Mortgage rates in the United States have eased a bit from their recent highs, as cooling inflation and soft labor market data have cemented hopes of the Fed starting to cut rates in September. According to Freddie Mac, the average rate for a 30-year fixed mortgage dropped to 6.46 percent in the week ended August 22, which is the lowest it's been since May 2023.
Prior to the latest relief, mortgage rates had climbed by more than 4 percentage points in just two years, peaking at 7.79 percent in the fall of 2023. The steep increase in mortgage rates combined with high home prices pushed many potential buyers out of the market, especially as high rents and other costs of living have made it very difficult to save for a significant down payment.
Making things even more difficult, high mortgage rates didn't just affect the demand side of the market. Supply was also constrained as prospective sellers stayed put to avoid taking out a new mortgage at a much higher rate than their current one.

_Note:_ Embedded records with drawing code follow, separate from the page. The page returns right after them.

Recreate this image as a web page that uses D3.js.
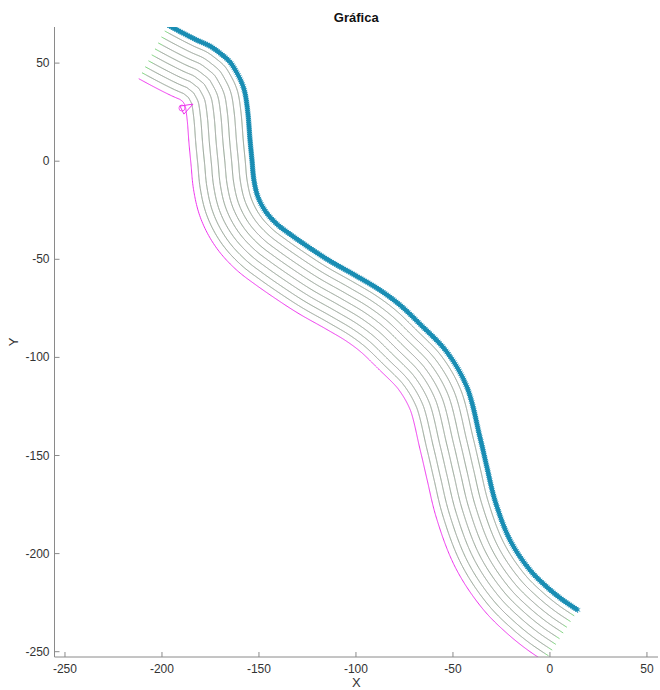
<!DOCTYPE html>
<html>
<head>
<meta charset="utf-8">
<script src="https://cdn.jsdelivr.net/npm/d3@7"></script>
<style>
  body { margin: 0; background: #fff; }
  text { font-family: "Liberation Sans", Arial, sans-serif; }
</style>
</head>
<body>
<div id="chart"></div>
<script>
// centre line (blue, star markers)
const centreX = [-196.9, -189.2, -182.0, -175.3, -170.1, -164.9, -161.3, -158.8, -157.2, -155.7,
  -154.6, -153.6, -152.6, -150.5, -146.4, -140.7, -134.0, -123.7, -113.4, -100.5, -87.6,
  -77.3, -67.0, -53.1, -42.8, -36.1, -32.5, -28.4, -20.6, -10.3, -1.5, 6.7, 14.4]
const centreY = [69.4, 65.3, 61.7, 58.7, 55.1, 50.5, 44.9, 39.8, 34.7, 24.5,
  10.8, 0.6, -9.6, -18.3, -25.9, -32.1, -37.2, -44.3, -50.9, -58.1, -65.7,
  -73.3, -83.0, -97.3, -115.1, -140.6, -155.9, -172.7, -193.1, -208.4, -217.1, -223.7, -228.8]

// lane lines, distance from the centre line (data units)
const laneOffsets = [3.5, 7, 10.5, 14, 17.5, 21, 24.5, 28]
const edgeOffset = 31.5

// small triangle + circle on the magenta edge
const loopX = [-190.7, -184.0, -188.7, -190.7]
const loopY = [28.1, 29.1, 24.0, 28.1]
const startX = -189.7
const startY = 27.1

const xTicks = [-250, -200, -150, -100, -50, 0, 50]
const yTicks = [-250, -200, -150, -100, -50, 0, 50]

const width = 660
const height = 690

const x = d3.scaleLinear().domain([-255.4, 55.7]).range([54.5, 658])
const y = d3.scaleLinear().domain([-252.7, 68.4]).range([657, 27])

const svg = d3.select("#chart")
  .append("svg")
  .attr("width", width)
  .attr("height", height)

svg.append("clipPath").attr("id", "plot")
  .append("rect")
  .attr("x", x.range()[0]).attr("y", y.range()[1])
  .attr("width", x.range()[1] - x.range()[0])
  .attr("height", y.range()[0] - y.range()[1])

const plot = svg.append("g").attr("clip-path", "url(#plot)")

const centre = centreX.map((d, i) => [x(d), y(centreY[i])])
const smooth = d3.line().curve(d3.curveCatmullRom.alpha(0.5))

// sample the centre line so the lanes can follow it
const probe = svg.append("path").attr("d", smooth(centre)).attr("fill", "none")
const node = probe.node()
const total = node.getTotalLength()
const samples = d3.range(0, total, 1).map(l => node.getPointAtLength(l))
samples.push(node.getPointAtLength(total))
probe.remove()

const n = samples.length
const pxPerUnit = x(1) - x(0)

function intersect(p1, p2, p3, p4) {
  const d = (p2[0] - p1[0]) * (p4[1] - p3[1]) - (p2[1] - p1[1]) * (p4[0] - p3[0])
  if (Math.abs(d) < 1e-9) return null
  const t = ((p3[0] - p1[0]) * (p4[1] - p3[1]) - (p3[1] - p1[1]) * (p4[0] - p3[0])) / d
  const u = ((p3[0] - p1[0]) * (p2[1] - p1[1]) - (p3[1] - p1[1]) * (p2[0] - p1[0])) / d
  if (t < 0 || t > 1 || u < 0 || u > 1) return null
  return [p1[0] + t * (p2[0] - p1[0]), p1[1] + t * (p2[1] - p1[1])]
}

function offsetLine(off) {
  const dist = off * pxPerUnit
  let pts = samples.map((p, i) => {
    const a = samples[Math.max(0, i - 4)]
    const b = samples[Math.min(n - 1, i + 4)]
    const dx = b.x - a.x, dy = b.y - a.y
    const len = Math.hypot(dx, dy) || 1
    return [p.x - dy / len * dist, p.y + dx / len * dist]
  })
  // cut the small loops on the inside of the bends
  const out = []
  let i = 0
  while (i < pts.length - 1) {
    out.push(pts[i])
    let jump = null
    for (let j = Math.min(pts.length - 2, i + 250); j > i + 1; j--) {
      const hit = intersect(pts[i], pts[i + 1], pts[j], pts[j + 1])
      if (hit) { jump = [j, hit]; break }
    }
    if (jump) { out.push(jump[1]); i = jump[0] + 1 } else i++
  }
  out.push(pts[pts.length - 1])
  return out
}

const straight = d3.line()

// each lane line is a green and a magenta plot on top of each other
laneOffsets.forEach(off => {
  const pts = offsetLine(off)
  plot.append("path")
    .attr("d", straight(pts))
    .attr("fill", "none")
    .attr("stroke", "#61c861")
    .attr("stroke-width", 0.85)
  plot.append("path")
    .attr("d", straight(pts.slice(5, pts.length - 5)))
    .attr("fill", "none")
    .attr("stroke", "#ff64ff")
    .attr("stroke-opacity", 0.4)
    .attr("stroke-width", 0.85)
})

plot.append("path")
  .attr("d", straight(offsetLine(edgeOffset)))
  .attr("fill", "none")
  .attr("stroke", "#ee33ee")
  .attr("stroke-width", 1)

plot.append("path")
  .attr("d", straight(loopX.map((d, i) => [x(d), y(loopY[i])])))
  .attr("fill", "none")
  .attr("stroke", "#ee33ee")
  .attr("stroke-width", 1)

plot.append("circle")
  .attr("cx", x(startX)).attr("cy", y(startY)).attr("r", 3)
  .attr("fill", "none")
  .attr("stroke", "#ee33ee")
  .attr("stroke-width", 0.8)

// blue centre line with star markers
const blue = "#1a8db3"
plot.append("path")
  .attr("d", smooth(centre))
  .attr("fill", "none")
  .attr("stroke", blue)
  .attr("stroke-width", 4)

const star = d3.symbol().type(d3.symbolAsterisk || d3.symbolCross).size(24)
plot.append("g")
  .selectAll("path")
  .data(samples.filter((d, i) => i % 2 === 0))
  .join("path")
  .attr("transform", d => `translate(${d.x},${d.y})`)
  .attr("d", star)
  .attr("fill", "none")
  .attr("stroke", blue)
  .attr("stroke-width", 0.9)

// axes, MATLAB style: ticks pointing in, box off
const axisColor = "#8a8a8a"
const textColor = "#333"

svg.append("line")
  .attr("x1", x.range()[0]).attr("x2", x.range()[1])
  .attr("y1", y.range()[0]).attr("y2", y.range()[0])
  .attr("stroke", axisColor)
svg.append("line")
  .attr("x1", x.range()[0]).attr("x2", x.range()[0])
  .attr("y1", y.range()[0]).attr("y2", y.range()[1])
  .attr("stroke", axisColor)

svg.append("g")
  .selectAll("line")
  .data(xTicks)
  .join("line")
  .attr("x1", d => x(d)).attr("x2", d => x(d))
  .attr("y1", y.range()[0]).attr("y2", y.range()[0] - 5)
  .attr("stroke", axisColor)

svg.append("g")
  .selectAll("text")
  .data(xTicks)
  .join("text")
  .attr("x", d => x(d))
  .attr("y", y.range()[0] + 16)
  .attr("text-anchor", "middle")
  .attr("font-size", 12)
  .attr("fill", textColor)
  .text(d => d)

svg.append("g")
  .selectAll("line")
  .data(yTicks)
  .join("line")
  .attr("x1", x.range()[0]).attr("x2", x.range()[0] + 5)
  .attr("y1", d => y(d)).attr("y2", d => y(d))
  .attr("stroke", axisColor)

svg.append("g")
  .selectAll("text")
  .data(yTicks)
  .join("text")
  .attr("x", x.range()[0] - 5)
  .attr("y", d => y(d) + 4)
  .attr("text-anchor", "end")
  .attr("font-size", 12)
  .attr("fill", textColor)
  .text(d => d)

svg.append("text")
  .attr("x", (x.range()[0] + x.range()[1]) / 2)
  .attr("y", 22)
  .attr("text-anchor", "middle")
  .attr("font-size", 13)
  .attr("font-weight", "bold")
  .attr("fill", "#111")
  .text("Gráfica")

svg.append("text")
  .attr("x", (x.range()[0] + x.range()[1]) / 2)
  .attr("y", 687)
  .attr("text-anchor", "middle")
  .attr("font-size", 13)
  .attr("fill", textColor)
  .text("X")

svg.append("text")
  .attr("transform", `translate(18,${(y.range()[0] + y.range()[1]) / 2}) rotate(-90)`)
  .attr("text-anchor", "middle")
  .attr("font-size", 13)
  .attr("fill", textColor)
  .text("Y")
</script>
</body>
</html>
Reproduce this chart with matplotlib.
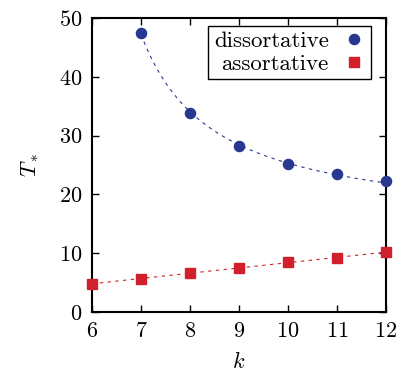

This in turn has kept home prices elevated, completing the vicious circle for would-be home buyers.
"Although mortgage rates have stayed relatively flat over the past couple of weeks, softer incoming economic data suggest rates will gently slope downward through the end of the year," Sam Khater, Freddie Mac’s chief economist, said in a statement. "Earlier this month, rates plunged and are now lingering just under 6.5 percent, which has not been enough to motivate potential homebuyers. We expect rates likely will need to decline another percentage point to generate buyer demand."